Thankfully, with love there is always hope, hope that the notes will again ring complete…hope that the music will again sound sweet…hope. My hope is found in the love of God for us all. A love that never diminishes and never dies because it is a love of the Creator for his created children. My hope is in the promises given by God through Christ that when we die, he will come to take us to be with him. This completes the music in my heart. Fills the voids with melodies and relieves my anxieties. My hope comes in the promise that those who morn will be comforted.

Today we are not alone. We meet together to share our grief, to share our love for those we have gathered together to remember, but we are here also in this building, this special holy place, a symbol of God’s love for each one of us, here or absent, a symbol of God’s desire to be deeply involved in each one of our lives.

We are here today, to remember the music goes on, to remember we are not alone, to remember and continue to sing in the midst of sorrow, To love in the midst of loss and to gain strength in the midst of our own weakness.

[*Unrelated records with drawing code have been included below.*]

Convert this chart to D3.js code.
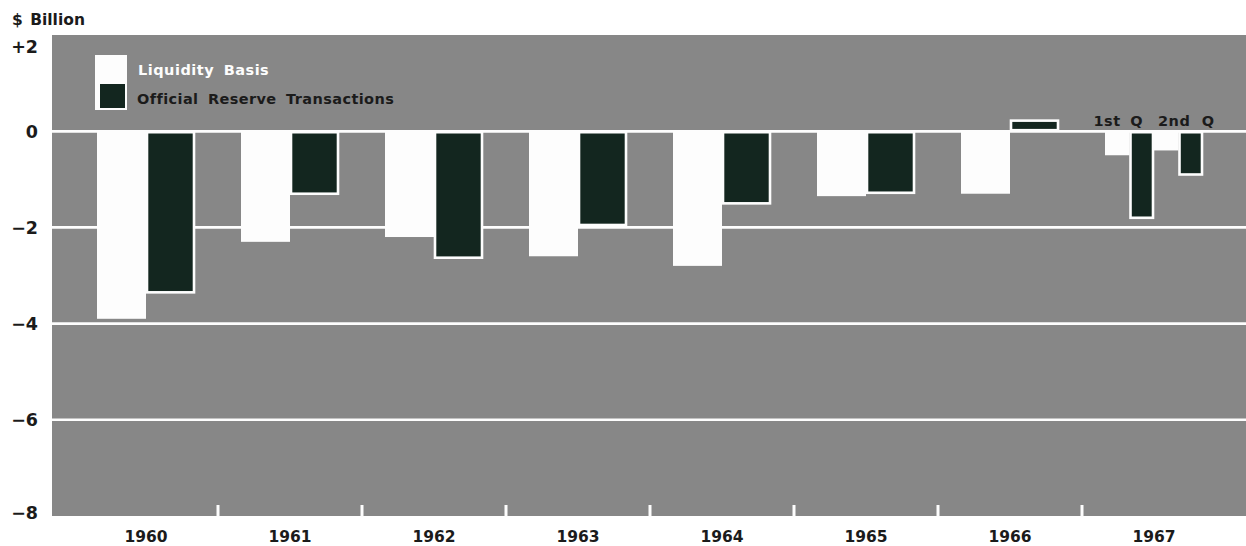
<!DOCTYPE html>
<html>
<head>
<meta charset="utf-8">
<script src="https://cdn.jsdelivr.net/npm/d3@7"></script>
<style>
  html, body { margin: 0; padding: 0; background: #fff; }
  svg { display: block; }
  text { font-family: "DejaVu Sans", sans-serif; font-weight: bold; }
</style>
</head>
<body>
<svg id="chart" width="1246" height="546"></svg>
<script>
// U.S. balance of payments, $ billion
const years = ["1960", "1961", "1962", "1963", "1964", "1965", "1966", "1967"];
const annualYears = ["1960", "1961", "1962", "1963", "1964", "1965", "1966"];
const liquidityBasis = [-3.9, -2.3, -2.2, -2.6, -2.8, -1.35, -1.3];
const officialReserve = [-3.35, -1.3, -2.63, -1.95, -1.5, -1.28, 0.22];
const quarters = ["1st Q", "2nd Q"];
const liquidity1967 = [-0.5, -0.4];
const official1967 = [-1.8, -0.9];
const yTicks = [2, 0, -2, -4, -6, -8];
const yTickLabels = ["+2", "0", "\u22122", "\u22124", "\u22126", "\u22128"];
const seriesNames = ["Liquidity Basis", "Official Reserve Transactions"];

const plotLeft = 52, plotRight = 1246;
const GRAY = "#878787", DARK = "#13261f", WHITE = "#fdfdfd", INK = "#1b1b1b";

const svg = d3.select("#chart");

const x = d3.scaleBand().domain(years).range([74, 1226]).padding(0);
const y = d3.scaleLinear().domain([-8, 2]).range([516, 35]);

// inner positions: a pair of bars per year, four bars for the 1967 quarters
const pairWidth = 98;
const pairOffset = (x.bandwidth() - pairWidth) / 2;
const inner = d3.scaleBand().domain(["liq", "ort"]).range([0, pairWidth]);
const innerQ = d3.scaleBand().domain(["q1liq", "q1ort", "q2liq", "q2ort"]).range([0, pairWidth]);

// plot background
svg.append("rect")
  .attr("x", plotLeft).attr("y", y(2))
  .attr("width", plotRight - plotLeft).attr("height", y(-8) - y(2))
  .attr("fill", GRAY);

// horizontal gridlines
svg.append("g").selectAll("line")
  .data(yTicks.filter(d => d < 2 && d > -8))
  .join("line")
  .attr("x1", plotLeft).attr("x2", plotRight)
  .attr("y1", d => y(d)).attr("y2", d => y(d))
  .attr("stroke", WHITE).attr("stroke-width", 2.6);

// y axis labels
const yLabelShift = [18, 7, 6.5, 6.5, 6.5, 3];
svg.append("g").selectAll("text")
  .data(yTicks)
  .join("text")
  .attr("x", 38)
  .attr("y", (d, i) => y(d) + yLabelShift[i])
  .attr("text-anchor", "end")
  .attr("font-size", 17.5)
  .attr("fill", INK)
  .text((d, i) => yTickLabels[i]);

svg.append("text")
  .attr("x", 12).attr("y", 25)
  .attr("font-size", 15.5)
  .attr("fill", INK)
  .attr("word-spacing", 2)
  .text("$ Billion");

// annual bars
const barsG = svg.append("g");
const annual = annualYears.map((yr, i) => ({ yr, liq: liquidityBasis[i], ort: officialReserve[i] }));

barsG.selectAll("rect.liq")
  .data(annual)
  .join("rect")
  .attr("class", "liq")
  .attr("x", d => x(d.yr) + pairOffset + inner("liq"))
  .attr("width", inner.bandwidth())
  .attr("y", d => Math.min(y(0), y(d.liq)))
  .attr("height", d => Math.abs(y(d.liq) - y(0)))
  .attr("fill", WHITE);

barsG.selectAll("rect.ort")
  .data(annual)
  .join("rect")
  .attr("class", "ort")
  .attr("x", d => x(d.yr) + pairOffset + inner("ort") + 1)
  .attr("width", inner.bandwidth() - 2)
  .attr("y", d => Math.min(y(0), y(d.ort)) + (d.ort > 0 ? 0 : 1))
  .attr("height", d => Math.abs(y(d.ort) - y(0)) - 1)
  .attr("fill", DARK)
  .attr("stroke", WHITE).attr("stroke-width", 2.6);

// 1967 quarterly bars
const q = quarters.map((name, i) => ({ name, i, liq: liquidity1967[i], ort: official1967[i] }));
const x67 = x("1967") + pairOffset;

barsG.selectAll("rect.qliq")
  .data(q)
  .join("rect")
  .attr("class", "qliq")
  .attr("x", d => x67 + innerQ(`q${d.i + 1}liq`))
  .attr("width", innerQ.bandwidth())
  .attr("y", y(0))
  .attr("height", d => y(d.liq) - y(0))
  .attr("fill", WHITE);

barsG.selectAll("rect.qort")
  .data(q)
  .join("rect")
  .attr("class", "qort")
  .attr("x", d => x67 + innerQ(`q${d.i + 1}ort`) + 1)
  .attr("width", innerQ.bandwidth() - 2)
  .attr("y", y(0) + 1)
  .attr("height", d => y(d.ort) - y(0) - 1)
  .attr("fill", DARK)
  .attr("stroke", WHITE).attr("stroke-width", 2.6);

// zero line on top of the bars
svg.append("line")
  .attr("x1", plotLeft).attr("x2", plotRight)
  .attr("y1", y(0)).attr("y2", y(0))
  .attr("stroke", WHITE).attr("stroke-width", 2.6);

// quarter labels
const qBoundary = x67 + innerQ("q2liq");
svg.append("text")
  .attr("x", qBoundary - 11).attr("y", y(0) - 5)
  .attr("text-anchor", "end")
  .attr("font-size", 14.5).attr("fill", INK)
  .attr("letter-spacing", 0.5).attr("word-spacing", 4)
  .text(quarters[0]);
svg.append("text")
  .attr("x", qBoundary + 4).attr("y", y(0) - 5)
  .attr("text-anchor", "start")
  .attr("font-size", 14.5).attr("fill", INK)
  .attr("letter-spacing", 0.5).attr("word-spacing", 6)
  .text(quarters[1]);

// x axis: white ticks between years, year labels below
const xAxis = d3.axisBottom(x).tickSize(0).tickPadding(15);
const xg = svg.append("g").attr("transform", `translate(0,${y(-8)})`).call(xAxis);
xg.select(".domain").remove();
xg.selectAll("text")
  .attr("font-size", 15.5)
  .attr("fill", INK)
  .attr("font-family", "DejaVu Sans")
  .attr("font-weight", "bold")
  .attr("dy", "0.71em");

svg.append("g").selectAll("line")
  .data(years.slice(1))
  .join("line")
  .attr("x1", d => x(d)).attr("x2", d => x(d))
  .attr("y1", y(-8) - 11).attr("y2", y(-8) + 1)
  .attr("stroke", WHITE).attr("stroke-width", 3);

// legend
const lg = svg.append("g");
lg.append("rect")
  .attr("x", 95).attr("y", 55).attr("width", 32).attr("height", 55)
  .attr("fill", WHITE);
lg.append("rect")
  .attr("x", 100).attr("y", 84).attr("width", 25).attr("height", 24)
  .attr("fill", DARK);
lg.append("text")
  .attr("x", 138).attr("y", 75)
  .attr("font-size", 14.5).attr("fill", WHITE)
  .attr("letter-spacing", 0.5).attr("word-spacing", 4)
  .text(seriesNames[0]);
lg.append("text")
  .attr("x", 137).attr("y", 104)
  .attr("font-size", 14.5).attr("fill", INK)
  .attr("letter-spacing", 0.4).attr("word-spacing", 4)
  .text(seriesNames[1]);
</script>
</body>
</html>
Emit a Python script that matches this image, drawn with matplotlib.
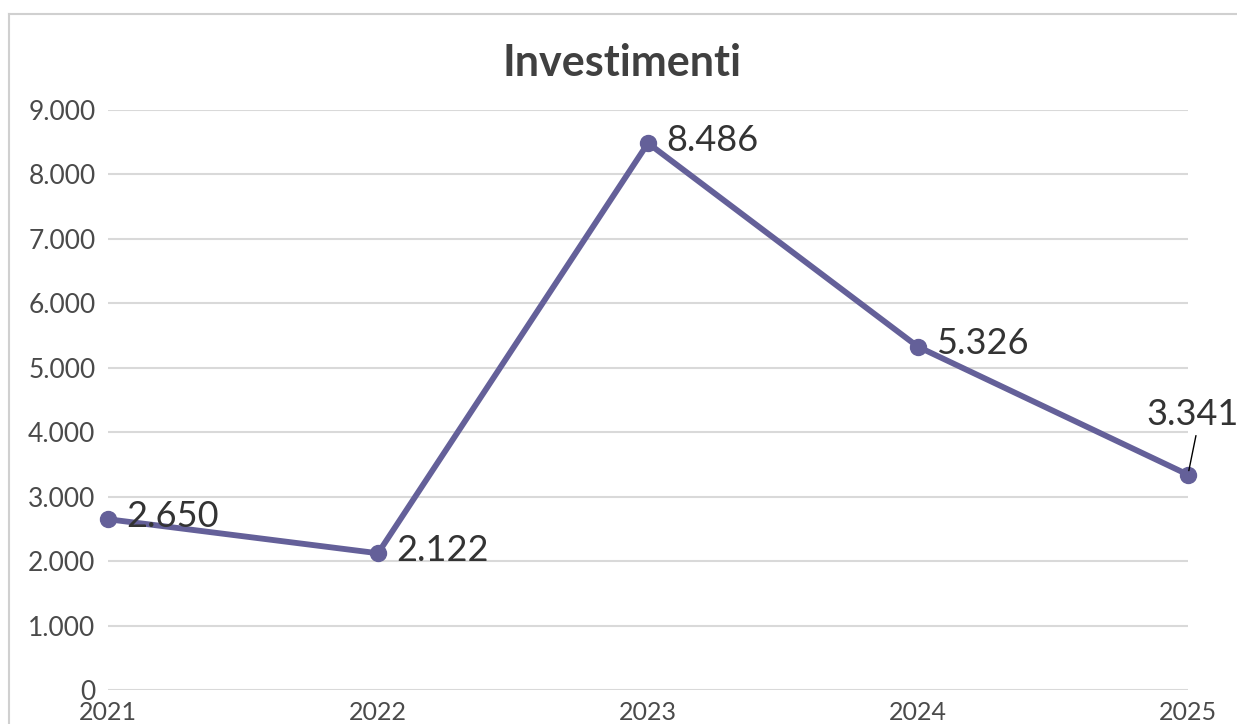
import matplotlib
matplotlib.use("Agg")
import matplotlib.pyplot as plt
from matplotlib.lines import Line2D

years = ["2021", "2022", "2023", "2024", "2025"]
values = [2650, 2122, 8486, 5326, 3341]
value_labels = ["2.650", "2.122", "8.486", "5.326", "3.341"]
yticks = [0, 1000, 2000, 3000, 4000, 5000, 6000, 7000, 8000, 9000]
ytick_labels = ["0", "1.000", "2.000", "3.000", "4.000", "5.000", "6.000", "7.000", "8.000", "9.000"]
title = "Investimenti"

W, H = 1237, 724
fig = plt.figure(figsize=(W / 100, H / 100), dpi=100)
fig.patch.set_facecolor("white")

# outer chart border
fig.add_artist(Line2D([9 / W, 1.0], [1 - 14 / H, 1 - 14 / H], transform=fig.transFigure,
                      color="#d0d0d0", lw=1.5))
fig.add_artist(Line2D([9 / W, 9 / W], [0, 1 - 14 / H], transform=fig.transFigure,
                      color="#d0d0d0", lw=1.5))

left, right = 108 / W, 1188 / W
bottom, top = 1 - 690 / H, 1 - 110 / H
ax = fig.add_axes([left, bottom, right - left, top - bottom])
ax.set_facecolor("none")

x = list(range(len(years)))
color = "#646099"
ax.plot(x, values, color=color, lw=4.2, marker="o", markersize=11.5,
        solid_capstyle="round", zorder=3, clip_on=False)

ax.set_xlim(0, len(years) - 1)
ax.set_ylim(0, 9000)
ax.set_yticks(yticks)
ax.set_yticklabels(ytick_labels)
ax.set_xticks(x)
ax.set_xticklabels(years)
ax.grid(axis="y", color="#d9d9d9", lw=1.5)
ax.set_axisbelow(True)
for s in ax.spines.values():
    s.set_visible(False)
ax.tick_params(axis="y", length=0, labelsize=19, labelcolor="#4a4a4a", pad=9)
ax.tick_params(axis="x", length=0, labelsize=18, labelcolor="#4a4a4a", pad=8)
for lab in ax.get_xticklabels() + ax.get_yticklabels():
    lab.set_fontfamily("Lato")

fig.text(622 / W, 1 - 63 / H, title, ha="center", va="center",
         fontsize=31, fontweight="bold", color="#404040", family="Lato")

for i, (v, lab) in enumerate(zip(values, value_labels)):
    if i == len(values) - 1:
        ax.annotate(lab, xy=(i, v), xytext=(3, 43), textcoords="offset points",
                    ha="center", va="center", fontsize=26, color="#333333", family="Lato",
                    arrowprops=dict(arrowstyle="-", color="black", lw=1,
                                    shrinkA=1, shrinkB=3, relpos=(0.55, 0)),
                    annotation_clip=False)
    else:
        ax.annotate(lab, xy=(i, v), xytext=(13, 2), textcoords="offset points",
                    ha="left", va="center", fontsize=26, color="#333333", family="Lato",
                    annotation_clip=False)

fig.savefig("out.png", dpi=100)
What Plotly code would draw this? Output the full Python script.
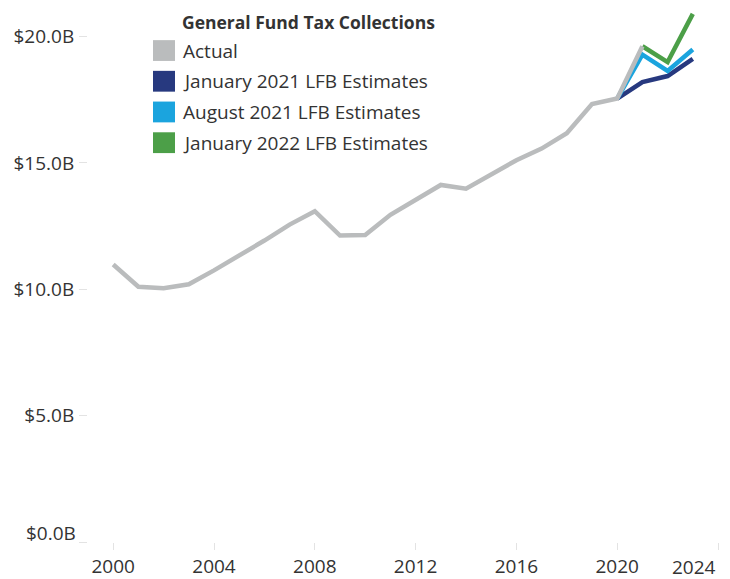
import plotly.graph_objects as go

# General Fund tax collections, $ billions, by fiscal year
years_actual = list(range(2000, 2022))
actual = [10.98, 10.10, 10.04, 10.20, 10.75, 11.33, 11.93, 12.56, 13.09, 12.13, 12.15,
          12.95, 13.54, 14.13, 13.98, 14.53, 15.11, 15.57, 16.18, 17.33, 17.55, 19.62]

years_jan21 = [2020, 2021, 2022, 2023]
jan21 = [17.55, 18.20, 18.44, 19.12]

years_aug21 = [2020, 2021, 2022, 2023]
aug21 = [17.55, 19.29, 18.64, 19.49]

years_jan22 = [2021, 2022, 2023]
jan22 = [19.62, 18.99, 20.90]

series_names = ["Actual", "January 2021 LFB Estimates", "August 2021 LFB Estimates",
                "January 2022 LFB Estimates"]
colors = ["#babcbd", "#27397f", "#1ba4de", "#4c9f48"]

y_tickvals = [0, 5, 10, 15, 20]
y_ticktext = ["", "$5.0B", "$10.0B", "$15.0B", "$20.0B"]
x_tickvals = [2000, 2004, 2008, 2012, 2016, 2020, 2024]
x_ticktext = ["2000", "2004", "2008", "2012", "2016", "2020", ""]

FONT = "Open Sans"
TEXT = "#333333"

# plot area in pixels
L, R, T, B = 88, 730, 0, 547


def px_x(px):
    return (px - L) / (R - L)


def px_y(py):
    return (B - py) / (B - T)


fig = go.Figure()

for xs, ys, c in [(years_jan21, jan21, colors[1]), (years_aug21, aug21, colors[2]),
                  (years_jan22, jan22, colors[3]), (years_actual, actual, colors[0])]:
    fig.add_trace(go.Scatter(
        x=xs, y=ys, mode="lines",
        line=dict(color=c, width=4.5),
        showlegend=False, hoverinfo="skip"
    ))

# legend drawn by hand (square swatches)
shapes = []
annotations = []
row_y = [51, 82, 113, 144]
for name, c, ry in zip(series_names, colors, row_y):
    shapes.append(dict(
        type="rect", xref="paper", yref="paper",
        x0=px_x(153), x1=px_x(175), y0=px_y(ry + 10.5), y1=px_y(ry - 10.5),
        fillcolor=c, line=dict(width=0)
    ))
    annotations.append(dict(
        text=name, xref="paper", yref="paper", x=px_x(181), y=px_y(ry),
        xanchor="left", yanchor="middle", showarrow=False,
        font=dict(family=FONT, size=19, color=TEXT)
    ))
annotations.append(dict(
    text="<b>General Fund Tax Collections</b>", xref="paper", yref="paper",
    x=px_x(180), y=px_y(22), xanchor="left", yanchor="middle", showarrow=False,
    font=dict(family=FONT, size=17.5, color=TEXT)
))

# edge labels that sit inside the frame
annotations.append(dict(
    text="$0.0B", xref="paper", yref="y", x=px_x(78), y=0, yshift=-6,
    xanchor="right", yanchor="bottom", showarrow=False,
    font=dict(family=FONT, size=19, color=TEXT)
))
annotations.append(dict(
    text="2024", xref="x", yref="paper", x=2024, y=px_y(572),
    xanchor="right", yanchor="middle", showarrow=False,
    font=dict(family=FONT, size=19, color=TEXT)
))

fig.update_layout(
    width=730, height=579,
    margin=dict(l=L, r=730 - R, t=T, b=579 - B),
    plot_bgcolor="white", paper_bgcolor="white",
    font=dict(family=FONT, size=19, color=TEXT),
    shapes=shapes, annotations=annotations,
    showlegend=False,
)
fig.update_xaxes(
    range=[1999.0, 2024.476],
    tickvals=x_tickvals, ticktext=x_ticktext,
    ticks="outside", ticklen=7, tickcolor="#e3e3e3",
    showgrid=False, zeroline=False, showline=False,
    ticklabelstandoff=0
)
fig.update_yaxes(
    range=[0, 21.45],
    tickvals=y_tickvals, ticktext=y_ticktext,
    ticks="outside", ticklen=8, tickcolor="#e3e3e3",
    showgrid=False, zeroline=False, showline=False,
    ticklabelstandoff=1
)

fig.write_html(
    "out.html",
    config={"displayModeBar": False},
    post_script="document.body.style.margin='0';document.body.style.overflow='hidden';"
)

The American poet Robert Frost said,
In three words I can sum up everything I’ve learned about life: it goes on. God longs to be with us as our life goes on, to show his love for us and to transform us – to turn our sorrow into songs, our mourning into dancing, and our tears into joy.

Remember you are not alone, Hospice, friends and family, and most of all God is here if you are struggling to find a completed melody.

Do, Re, Mi, Fa, So, La, Ti…..Do…May the scales of our lives once again become complete. Amen.